Although only one meeple can be placed on a location at any time, with clever placement of tiles players can compete for points on the same location. For example, one player can start a city and place a knight in it. Another player can start a second unconnected city also containing a knight. If these two cities become connected then the final completed city may contain knights from more than one player. The player with the most meeples at the point of completion will score the points.
This is the same for the thief and farmer. The competition of farmers can be serious as some big points can be gained by having the most farmers in the field, especially if the field is connected to many castles. Many games of Carcassonne are played trying to compete for the majority in farmers. There can be more than one field in the game as they can be segregated by placing roads and cities, effectively cutting off fields from other areas in the game.
Final Thoughts on Carcassonne
Carcassonne holds a special place in my gaming collection. I remember playing Carcassonne with a friend of mine before my interest in board games grew to what it is today. It holds a certain nostalgic value for me. The gameplay is smooth and simple; pick a tile, lay a tile, place a meeple. The rules are simple and easy to understand, the downtime between turns is minimal, even at the higher player counts and the game can play quickly.
Despite its minimal components and simple gameplay, the game offers some tough tactical and strategic decisions balancing short terms victory points with end game victory points. Each turn a player only gets a single tile and they need to place that tile to optimise every move. This is what I like about the game. There is not a complicated turn order with multiple options. There is a single randomly drawn tile and the player working out the best possible place to lay it.
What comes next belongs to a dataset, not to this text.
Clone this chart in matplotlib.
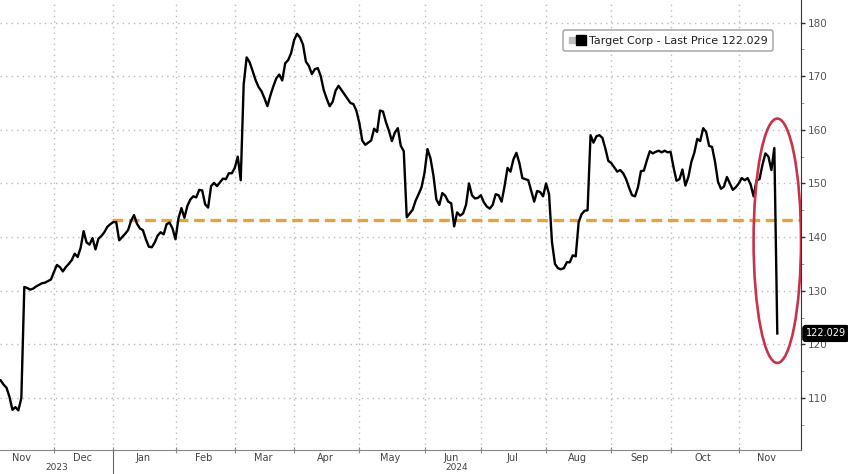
import numpy as np
import matplotlib
matplotlib.use("Agg")
import matplotlib.pyplot as plt
import matplotlib.transforms as mtransforms
from matplotlib.patches import Ellipse
from matplotlib.lines import Line2D
from matplotlib.legend_handler import HandlerTuple

# Target Corp daily closes, one value per trading day
nov23 = [113.5, 113.3, 112.5, 111.9, 110.2, 107.8, 108.3, 107.7, 110.0, 130.7,
         130.5, 130.2, 130.4, 130.8, 131.1, 131.4, 131.5, 131.8, 132.1]
dec23 = [133.5, 134.8, 134.4, 133.6, 134.4, 135.0, 135.7, 136.9, 136.3, 138.0,
         141.1, 139.0, 138.6, 139.8, 137.7, 139.7, 140.2, 140.9, 141.9, 142.4]
jan24 = [142.8, 142.8, 139.4, 140.0, 140.6, 141.3, 143.0, 144.1, 142.5, 141.6,
         141.3, 139.6, 138.2, 138.1, 139.0, 140.3, 140.9, 140.5, 142.4, 142.7, 141.6]
feb24 = [139.6, 143.5, 145.4, 143.6, 145.8, 147.0, 147.6, 147.4, 148.8, 148.7,
         146.1, 145.5, 149.5, 150.1, 149.5, 150.2, 150.9, 150.8, 151.9, 151.9]
mar24 = [152.9, 155.0, 150.6, 168.5, 173.5, 172.6, 171.0, 169.3, 168.0, 167.2,
         165.9, 164.4, 166.4, 168.1, 169.6, 170.3, 169.2, 172.4, 173.0, 174.3]
apr24 = [176.7, 177.9, 177.2, 175.9, 172.7, 171.9, 170.4, 171.3, 171.5, 170.0,
         167.4, 165.8, 164.4, 165.2, 167.3, 168.2, 167.4, 166.6, 165.8, 165.0, 164.8, 163.6]
may24 = [161.3, 158.0, 157.2, 157.6, 158.0, 160.2, 159.6, 163.6, 163.4, 161.4,
         159.8, 157.9, 159.5, 160.3, 157.0, 156.0, 143.7, 144.4, 145.1, 146.8, 148.0, 149.3]
jun24 = [152.0, 156.4, 154.7, 151.5, 147.0, 146.0, 148.2, 147.7, 146.6, 146.3,
         142.0, 144.6, 144.0, 144.4, 146.0, 150.0, 147.8, 147.2, 147.3]
jul24 = [147.8, 146.5, 145.7, 145.3, 146.0, 148.0, 147.8, 146.6, 149.5, 152.9,
         152.2, 154.5, 155.7, 153.8, 151.0, 150.8, 150.6, 148.6, 146.6, 148.6, 148.4, 147.6]
aug24 = [150.0, 148.0, 139.0, 135.0, 134.2, 134.0, 134.2, 135.3, 135.3, 136.6,
         136.4, 142.8, 144.3, 144.9, 145.0, 159.0, 157.6, 158.8, 159.0, 158.5, 156.5, 154.2]
sep24 = [153.8, 153.0, 152.2, 152.5, 151.9, 150.8, 149.2, 147.8, 147.6, 149.3,
         152.3, 152.4, 154.3, 156.0, 155.6, 155.9, 156.1, 155.8, 156.1, 155.8]
oct24 = [155.9, 153.0, 150.5, 150.8, 152.6, 149.6, 151.2, 154.0, 155.7, 158.3,
         157.9, 160.3, 159.6, 157.0, 156.8, 154.0, 150.3, 149.0, 149.4, 151.2, 150.0, 148.8, 149.3]
nov24 = [150.0, 151.0, 150.6, 151.0, 149.8, 147.6, 150.6, 150.8, 153.5, 155.6,
         155.0, 152.5, 156.6, 122.029]

months = [nov23, dec23, jan24, feb24, mar24, apr24, may24, jun24, jul24, aug24, sep24, oct24, nov24]
month_labels = ["Nov", "Dec", "Jan", "Feb", "Mar", "Apr", "May", "Jun", "Jul", "Aug", "Sep", "Oct", "Nov"]
# full trading days in each month (used to centre the month labels)
month_full_days = [21, 20, 21, 20, 20, 22, 22, 19, 22, 22, 20, 23, 20]
year_labels = ["2023", "2024"]
ref_level = 143.2          # orange dashed level
last_price = 122.029
series_name = "Target Corp - Last Price"

prices = np.concatenate(months)
days = np.arange(len(prices))

month_starts = np.cumsum([0] + [len(m) for m in months[:-1]])
month_starts[0] = len(nov23) - month_full_days[0]
label_pos = month_starts + np.array(month_full_days) / 2 - 0.5
boundaries = month_starts[1:]
jan_idx = boundaries[1]

fig = plt.figure(figsize=(8.48, 4.74), dpi=100)
ax = fig.add_axes([0.0, 0.0506, 0.9446, 0.9494])

x_left, x_right = 0.8, len(prices) + 7
ax.set_xlim(x_left, x_right)
ax.set_ylim(100.3, 184.2)

grid_kw = dict(color="#bcbcbc", linestyle=(0, (1, 3)), linewidth=1.0, zorder=0)
for b in boundaries:
    ax.axvline(b, **grid_kw)
for v in range(110, 181, 10):
    ax.axhline(v, **grid_kw)

ax.plot(days, prices, color="black", linewidth=1.7, zorder=3)

ax.plot([jan_idx - 0.5, x_right], [ref_level, ref_level], color="#e9a23b",
        linewidth=2.4, dashes=(3.2, 1.7), zorder=2)

# red ellipse around the final drop
last_i = days[-1]
top = prices[-2]
ell = Ellipse((last_i, (top + last_price) / 2), width=16, height=(top - last_price) + 11,
              fill=False, edgecolor="#c8334a", linewidth=1.9, zorder=4)
ax.add_patch(ell)

# axes styling
for s in ["left", "top"]:
    ax.spines[s].set_visible(False)
ax.spines["right"].set_color("#333333")
ax.spines["bottom"].set_color("#888888")
ax.spines["bottom"].set_linestyle((0, (2, 1)))

ax.yaxis.tick_right()
ax.set_yticks(range(110, 181, 10))
ax.set_yticks(range(105, 184, 5), minor=True)
ax.tick_params(axis="y", which="major", length=3, width=1, color="#333333",
               labelsize=7.5, labelcolor="#555555", pad=2)
ax.tick_params(axis="y", which="minor", length=2, color="#888888")

ax.set_xticks(boundaries)
ax.set_xticklabels([])
ax.tick_params(axis="x", which="major", direction="inout", length=4, color="#888888")
ax.set_xticks(label_pos, minor=True)
ax.set_xticklabels(month_labels, minor=True)
ax.tick_params(axis="x", which="minor", length=0, labelsize=7, labelcolor="#444444", pad=2)

# year labels and separator
trans = mtransforms.blended_transform_factory(ax.transData, ax.transAxes)
ax.text((x_left + jan_idx) / 2, -0.039, year_labels[0], transform=trans, ha="center",
        va="center", fontsize=6.5, color="#444444")
ax.text((jan_idx + x_right) / 2, -0.039, year_labels[1], transform=trans, ha="center",
        va="center", fontsize=6.5, color="#444444")
ax.plot([jan_idx, jan_idx], [0, -0.06], transform=trans, color="#666666",
        linewidth=0.8, clip_on=False)

# last price tag
trans_y = mtransforms.blended_transform_factory(ax.transAxes, ax.transData)
ax.text(1.006, last_price, f"{last_price:.3f}", transform=trans_y, ha="left", va="center",
        fontsize=7, color="white",
        bbox=dict(boxstyle="round,pad=0.3", fc="black", ec="black"), zorder=6, clip_on=False)

# legend
grey_sq = Line2D([], [], marker="s", color="#bdbdbd", markersize=4, linestyle="none")
black_sq = Line2D([], [], marker="s", color="black", markersize=7, linestyle="none")
leg = ax.legend(handles=[(grey_sq, black_sq)], labels=[f"{series_name} {last_price:.3f}"],
                handler_map={tuple: HandlerTuple(ndivide=None, pad=0.1)},
                loc="upper right", bbox_to_anchor=(0.972, 0.945), fontsize=8,
                frameon=True, fancybox=True, handlelength=1.4, handletextpad=0.4,
                borderpad=0.5, labelcolor="#222222")
leg.get_frame().set_edgecolor("#999999")
leg.get_frame().set_linewidth(1.2)

fig.savefig("out.png", dpi=100, facecolor="white")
The competition for farmers can be fierce and can often mean the difference between winning and losing. For new people to the game, the significance of farmers might be lost if they are not fully explained. The fact that that farmers are not returned once they are played means that placement of a players meeple is critical. Is it worth placing this thief now for a few quick points, or keeping hold of it until the right tile comes up to win the farmer majority? Is it worth placing a knight in this castle now hoping that I can complete the castle quickly and get my meeple back? Should I place a farmer here and lose a meeple for the rest of the game to secure my majority? These are all the type of questions that go through your head when playing.
The game has huge replay-ability. Yes, the tiles are the same but the order they come out and where they are placed will create a unique map and landscape to play on each time. At the end of the game I often sit back and admire the little piece of southern France that has been created. In addition, there are several expansions that add additional tiles and new meeples to the original Carcassonne game. This further increases the replay-ability of the game and adds a lot of variety in to which sets are played with.